Food News

Best Thing We Ate This Week: Chocolate Croissant from Twisted Croissant

This chocolate croissant connoisseur has been won over by chocolate ganache.

By Katherine Chew Hamilton December 18, 2020

That's one good-looking chocolate croissant.

Call it a chocolate croissant, a pain au chocolat, or a chocolatine—this is my one true pastry weakness. I know many others are drawn to the elegant simplicity of a butter croissant or an almond croissant oozing with marzipan, but chocolate croissants have been my go-to since I was a kid.
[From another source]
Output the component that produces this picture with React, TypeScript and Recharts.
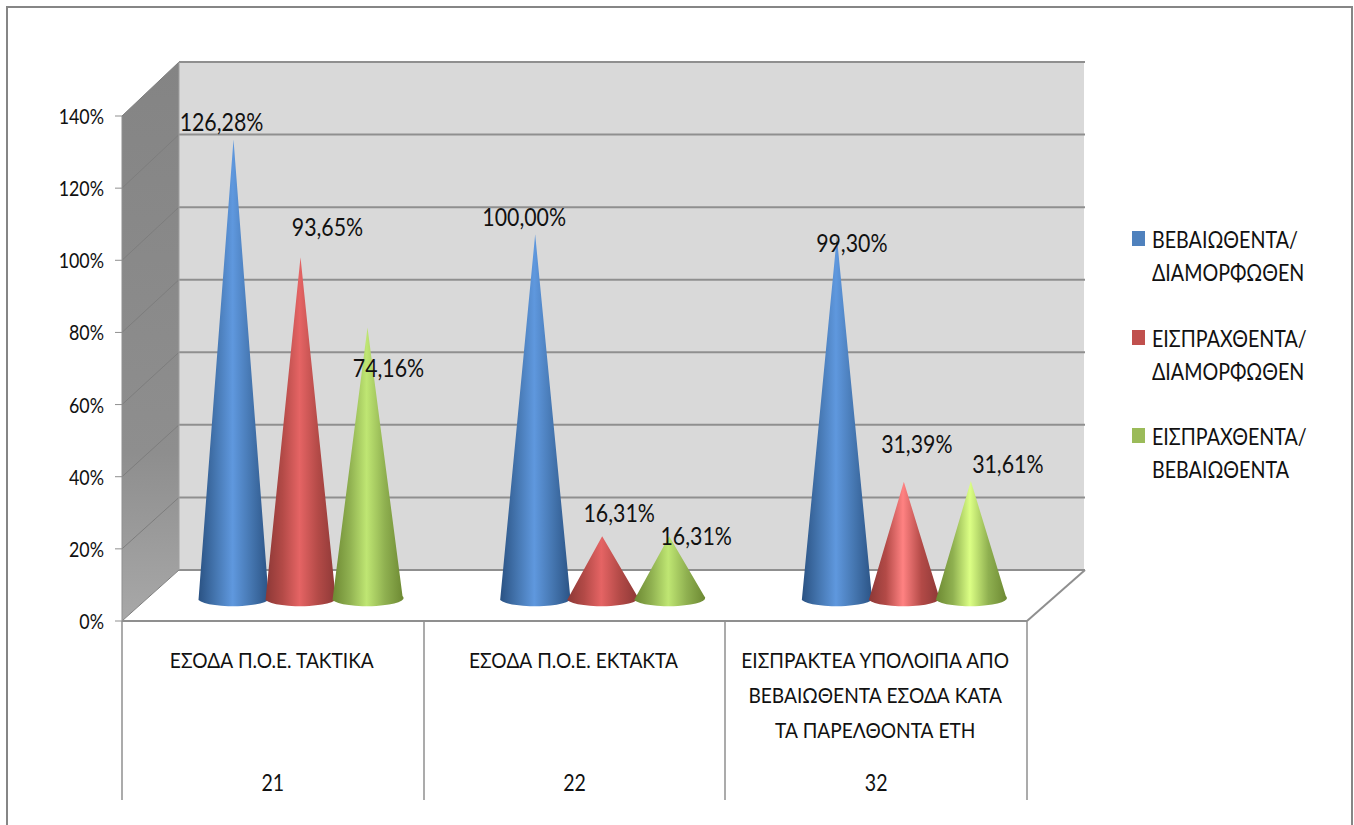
import { BarChart, Bar, XAxis, YAxis, Legend, LabelList, Customized } from "recharts";

const FONT = "Lato, 'Noto Sans', sans-serif";
// the original font is narrower and taller than Lato, so glyphs get squeezed
const SQUEEZE = 0.87;

const categories = ["21", "22", "32"];
const categoryNames = [
  "ΕΣΟΔΑ Π.Ο.Ε. ΤΑΚΤΙΚΑ",
  "ΕΣΟΔΑ Π.Ο.Ε. ΕΚΤΑΚΤΑ",
  "ΕΙΣΠΡΑΚΤΕΑ ΥΠΟΛΟΙΠΑ ΑΠΟ\nΒΕΒΑΙΩΘΕΝΤΑ ΕΣΟΔΑ ΚΑΤΑ\nΤΑ ΠΑΡΕΛΘΟΝΤΑ ΕΤΗ",
];
const beb = [126.28, 100.0, 99.3];
const eisDiam = [93.65, 16.31, 31.39];
const eisBeb = [74.16, 16.31, 31.61];
const yTicks = [0, 20, 40, 60, 80, 100, 120, 140];

const seriesNames = [
  "ΒΕΒΑΙΩΘΕΝΤΑ/\nΔΙΑΜΟΡΦΩΘΕΝ",
  "ΕΙΣΠΡΑΧΘΕΝΤΑ/\nΔΙΑΜΟΡΦΩΘΕΝ",
  "ΕΙΣΠΡΑΧΘΕΝΤΑ/\nΒΕΒΑΙΩΘΕΝΤΑ",
];

const data = categories.map((code, i) => ({
  code,
  name: categoryNames[i],
  beb: beb[i],
  eisDiam: eisDiam[i],
  eisBeb: eisBeb[i],
}));

// label placement relative to cone tip, picked by eye per category
const blueLabel = [[-12, -18], [-11, -18], [15, 6]];
const redLabel = [[27, -31], [17, -24], [13, -38]];
const greenLabel = [[21, 40], [27, -1], [37, -18]];

// 3d box of the plot
const LEFT = 122;
const RIGHT = 1027;
const TOP = 116;
const BOTTOM = 621;
const DX = 57;
const DY = 51;
const CONE_DX = 28;
const CONE_DY = 26;
const LEGEND_W = 210;

const Walls = () => {
  const yOf = (t: number) => BOTTOM - (t / 140) * (BOTTOM - TOP);
  return (
    <g>
      <rect x={7} y={7} width={1345} height={830} fill="#fff" stroke="#868686" strokeWidth={2} />
      <polygon
        points={`${LEFT},${TOP} ${LEFT + DX},${TOP - DY - 3} ${LEFT + DX},${BOTTOM - DY} ${LEFT},${BOTTOM}`}
        fill="url(#sideWall)"
      />
      <rect x={LEFT + DX} y={TOP - DY - 3} width={RIGHT - LEFT} height={BOTTOM - TOP + 3} fill="#d9d9d9" />
      <polygon
        points={`${LEFT},${BOTTOM} ${LEFT + DX},${BOTTOM - DY} ${RIGHT + DX + 1},${BOTTOM - DY} ${RIGHT},${BOTTOM}`}
        fill="#fff"
      />
      {yTicks.map((t) => (
        <g key={t}>
          <line x1={LEFT} x2={LEFT + DX} y1={yOf(t)} y2={yOf(t) - DY - (t / 140) * 3} stroke="#7d7d7d" strokeWidth={1} />
          <line
            x1={LEFT + DX}
            x2={RIGHT + DX + 1}
            y1={yOf(t) - DY - (t / 140) * 3}
            y2={yOf(t) - DY - (t / 140) * 3}
            stroke="#8f8f8f"
            strokeWidth={2}
          />
        </g>
      ))}
      <line x1={LEFT + DX} x2={LEFT + DX} y1={TOP - DY - 3} y2={BOTTOM - DY} stroke="#a0a0a0" strokeWidth={1} />
      <line x1={RIGHT} x2={RIGHT + DX + 1} y1={BOTTOM} y2={BOTTOM - DY} stroke="#8f8f8f" strokeWidth={2} />
      {[122, 424, 725, 1027].map((x) => (
        <line key={x} x1={x} x2={x} y1={BOTTOM} y2={800} stroke="#8f8f8f" strokeWidth={1.5} />
      ))}
    </g>
  );
};

const Gradients = () => (
  <defs>
    <linearGradient id="sideWall" x1="0" y1="0" x2="0" y2="1">
      <stop offset="0" stopColor="#848484" />
      <stop offset="0.7" stopColor="#8e8e8e" />
      <stop offset="1" stopColor="#a8a8a8" />
    </linearGradient>
    {[
      ["blue", "#2a5283", "#4576b0", "#5f98de"],
      ["red", "#8c3836", "#b34a47", "#e56464"],
      ["redBright", "#8c3836", "#b34a47", "#ff8282"],
      ["green", "#6c8832", "#8fb050", "#bfe673"],
      ["greenBright", "#6c8832", "#8fb050", "#dcff85"],
    ].map(([id, edge, body, mid]) => (
      <linearGradient key={id} id={id} x1="0" y1="0" x2="1" y2="0">
        <stop offset="0" stopColor={edge} />
        <stop offset="0.24" stopColor={body} />
        <stop offset="0.48" stopColor={mid} />
        <stop offset="0.74" stopColor={body} />
        <stop offset="1" stopColor={edge} />
      </linearGradient>
    ))}
  </defs>
);

const Cone = (props: any) => {
  const { x, y, width, height, gradients, index } = props;
  const cx = x + width / 2 + CONE_DX;
  const tip = y - CONE_DY;
  const base = y + height - CONE_DY;
  const r = 35;
  return (
    <path
      d={`M${cx},${tip} L${cx + r},${base + 1} A${r},8 0 0 1 ${cx - r},${base + 5} Z`}
      fill={`url(#${gradients[index]})`}
    />
  );
};

const Squeezed = ({ x, y, size, anchor = "middle", children }: any) => (
  <text
    transform={`translate(${x},${y}) scale(${SQUEEZE},1)`}
    textAnchor={anchor}
    dominantBaseline="central"
    fontFamily={FONT}
    fontSize={size}
    fill="#111"
  >
    {children}
  </text>
);

const ConeLabel = (offsets: number[][]) => (props: any) => {
  const { x, y, width, index, value } = props;
  const [ox, oy] = offsets[index];
  return (
    <Squeezed x={x + width / 2 + CONE_DX + ox} y={y - CONE_DY + oy} size={24.5}>
      {value.toFixed(2).replace(".", ",")}%
    </Squeezed>
  );
};

const CategoryTick = (props: any) => {
  const { x, payload, index } = props;
  const lines = String(payload.value).split("\n");
  return (
    <g>
      {lines.map((line, i) => (
        <Squeezed key={i} x={x - 1} y={659 + i * 35} size={22}>
          {line}
        </Squeezed>
      ))}
      <Squeezed x={x} y={782} size={22.5}>
        {categories[index]}
      </Squeezed>
    </g>
  );
};

const PercentTick = (props: any) => {
  const { x, y, payload } = props;
  return (
    <Squeezed x={x} y={y} size={20.5} anchor="end">
      {payload.value}%
    </Squeezed>
  );
};

const LegendBox = (props: any) => (
  <div style={{ fontFamily: FONT, fontSize: 23, color: "#111" }}>
    {props.payload.map((item: any) => (
      <div key={item.value} style={{ display: "flex", height: 98.5 }}>
        <div style={{ width: 13, height: 15, marginTop: 8, marginRight: 7, flex: "none", background: item.color }} />
        <div
          style={{
            whiteSpace: "pre-line",
            lineHeight: "33px",
            transform: "scaleX(0.855)",
            transformOrigin: "left",
            flex: "none",
          }}
        >
          {item.value}
        </div>
      </div>
    ))}
  </div>
);

export default function App() {
  return (
    <div style={{ position: "absolute", left: 0, top: 0, width: 1354, height: 825, overflow: "hidden" }}>
      <BarChart
        width={1354}
        height={825}
        data={data}
        margin={{ top: TOP, right: 1354 - RIGHT - LEGEND_W, bottom: 24, left: 62 }}
        barSize={67}
        barGap={0}
        style={{ background: "#fff" }}
      >
        <Customized component={Gradients} />
        <Customized component={Walls} />
        <XAxis
          dataKey="name"
          height={180}
          interval={0}
          tick={<CategoryTick />}
          tickLine={false}
          axisLine={{ stroke: "#8f8f8f", strokeWidth: 2 }}
        />
        <YAxis
          width={60}
          domain={[0, 140]}
          ticks={yTicks}
          tickSize={7}
          tickMargin={11}
          tick={<PercentTick />}
          tickLine={{ stroke: "#8f8f8f" }}
          axisLine={{ stroke: "#8f8f8f" }}
        />
        <Legend
          layout="vertical"
          align="right"
          verticalAlign="top"
          itemSorter={null}
          wrapperStyle={{ left: 1132, top: 223, width: LEGEND_W, right: "auto" }}
          content={<LegendBox />}
        />
        <Bar
          dataKey="beb"
          name={seriesNames[0]}
          fill="#4f81bd"
          isAnimationActive={false}
          shape={<Cone gradients={["blue", "blue", "blue"]} />}
        >
          <LabelList dataKey="beb" content={ConeLabel(blueLabel)} />
        </Bar>
        <Bar
          dataKey="eisDiam"
          name={seriesNames[1]}
          fill="#c0504d"
          isAnimationActive={false}
          shape={<Cone gradients={["red", "red", "redBright"]} />}
        >
          <LabelList dataKey="eisDiam" content={ConeLabel(redLabel)} />
        </Bar>
        <Bar
          dataKey="eisBeb"
          name={seriesNames[2]}
          fill="#9bbb59"
          isAnimationActive={false}
          shape={<Cone gradients={["green", "green", "greenBright"]} />}
        >
          <LabelList dataKey="eisBeb" content={ConeLabel(greenLabel)} />
        </Bar>
      </BarChart>
    </div>
  );
}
I’ve eaten them all over the Bay Area, in Seattle, in France, Germany, and in Florence, Italy, where my study-abroad friends and I would go to “secret bakeries.”

Knock on the back door of one of those secret bakeries in the middle of the night while the croissants are being baked, and you shall receive a hot, freshly baked Nutella-filled croissant for a euro. But along with the requisite flaky laminated dough, I’ve always maintained that the best chocolate croissants were made with bars of dark chocolate running through the center—not filled with Nutella or ganache.  

That all changed at the Portland Farmers Market last weekend at PSU, where I stumbled across Twisted Croissant’s stand. There, butter croissants and chocolate croissants sat alongside croissant creations that looked like they were straight out of a mad scientist’s lab, the Willy Wonka of patisserie, if you will. Pastry chef Kurt Goddard has engineered tall, regal raspberry rose cruffins topped with freeze-dried raspberries. He's also devised diamond-shaped Oregon savory croissants, filled with black truffle béchamel and foraged mushrooms, then topped with crushed toasted Oregon hazelnuts and Oregon pinot–mushroom reduction.

But those would have to wait another day—maybe at another farmers market, or at Twisted Croissant’s brick-and-mortar on NE Broadway. I had to try the chocolate croissant. 

Check out that 70-percent-cacao chocolate ganache in the center.

This is one pretty chocolate croissant, with thick, glossy, chocolaty stripes running across it. Cut into the croissant, and those layers run through the airy, flaky dough like rings of a tree trunk. At the center of those rings: a generous dollop of 70-percent chocolate ganache. The richness of the ganache is fine-tuned just right—not so sweet or chocolaty that it makes you clench your throat and gasp for water, but smooth and creamy instead, like an extra-chocolaty pot de crème.

After I left the market, I sat on a park bench and tore the croissant in half, thinking I'd finish the other half at home with a cup of coffee—but a couple of bites in, I decided there was no way the other half was going to make it home. This croissant was going to be demolished in seconds, with only flaky bits of croissant dough all over my jacket as evidence.